Charged with violation of the Massachusetts wiretap statute(Mass. Gen. Laws ch. 272, § 99(C)(1)), In February, 2008, the Boston Municipal Court summarily disposed of the wiretap charge, noting,  “the fact that the officers were unhappy they were being recorded during an arrest . . . does not make a lawful exercise of a First Amendment right a crime.” 

Glik filed a civil rights action against the officers and the City of Boston in the United States District Court for the District of Massachusetts when his internal affairs complaints were ignored. Summarily, The People’s Republik moved to dismiss Glik’s complaint asserting that his allegations failed to adequately support his claims and that officers were entitled to qualified immunity “because it is not well-settled that he had a constitutional right to record the officers.” The court denied the motion and the commonwealth’s interlocutory appeal followed in which they did not prevail.

In its opinion, the court stated, “Gathering information about government officials in a form that can readily be disseminated to others serves a cardinal First Amendment interest in protecting and promoting ‘the free discussion of governmental affairs.’” And the court ruled “a citizen’s right to film government officials, including law enforcement officers, in the discharge of their duties in a public place is a basic, vital, and well-established liberty safeguarded by the First Amendment…”
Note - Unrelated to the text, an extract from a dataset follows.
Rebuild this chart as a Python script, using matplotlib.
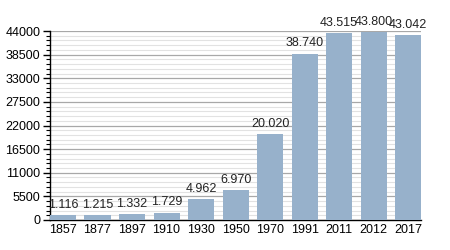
import matplotlib
matplotlib.use("Agg")
import matplotlib.pyplot as plt
from matplotlib.ticker import MultipleLocator

years = ["1857", "1877", "1897", "1910", "1930", "1950", "1970", "1991", "2011", "2012", "2017"]
population = [1116, 1215, 1332, 1729, 4962, 6970, 20020, 38740, 43515, 43800, 43042]
yticks = [0, 5500, 11000, 16500, 22000, 27500, 33000, 38500, 44000]

plt.rcParams['font.family'] = ['Liberation Sans', 'DejaVu Sans']

fig = plt.figure(figsize=(4.5, 2.5), dpi=100)
ax = fig.add_axes([0.111, 0.12, 0.825, 0.756])

w = 0.755
x = list(range(len(years)))
ax.bar(x, population, width=w, color='#97b1cb', zorder=3)
for xi, v in zip(x, population):
    label = f"{v:,}".replace(",", ".")
    ax.annotate(label, (xi, v), xytext=(0, 3), textcoords='offset points',
                ha='center', va='bottom', fontsize=9, color='#222222')

ax.set_xlim(-w / 2, len(years) - 1 + w / 2)
ax.set_ylim(0, 44000)
ax.set_yticks(yticks)
ax.yaxis.set_minor_locator(MultipleLocator(1100))
ax.set_xticks(x)
ax.set_xticklabels(years)

ax.grid(axis='y', which='major', color='#a8a8a8', linewidth=0.9, zorder=0)
ax.grid(axis='y', which='minor', color='#e2e2e2', linewidth=0.8, zorder=0)

for s in ['top', 'right']:
    ax.spines[s].set_visible(False)
ax.spines['left'].set_linewidth(1.0)
ax.spines['bottom'].set_linewidth(1.0)
ax.tick_params(axis='y', which='major', length=5, width=1, labelsize=9, pad=2)
ax.tick_params(axis='y', which='minor', length=3, width=0.8)
ax.tick_params(axis='x', length=0, labelsize=9, pad=3)

fig.savefig("out.png", dpi=100)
In the wake of this opinion are the countless arrests in the Granite State for the very same activities, as detailed numerous times in the New Hampshire Union Leader.  The one incident that comes to mind is a Sheriff’s Deputy attempting to thwart Representative Gary Hopper from video-recording in the Legislative Office building back in 2010.  Finally, House Bill 145 , presently languishes in the Senate and has met with a great deal of resistance from Law Enforcement.  

Police are concerned that the bill fails to protect both their privacy and that of the public they serve. Privacy? What privacy? they are Public servants subject to the accountability to that same public they serve!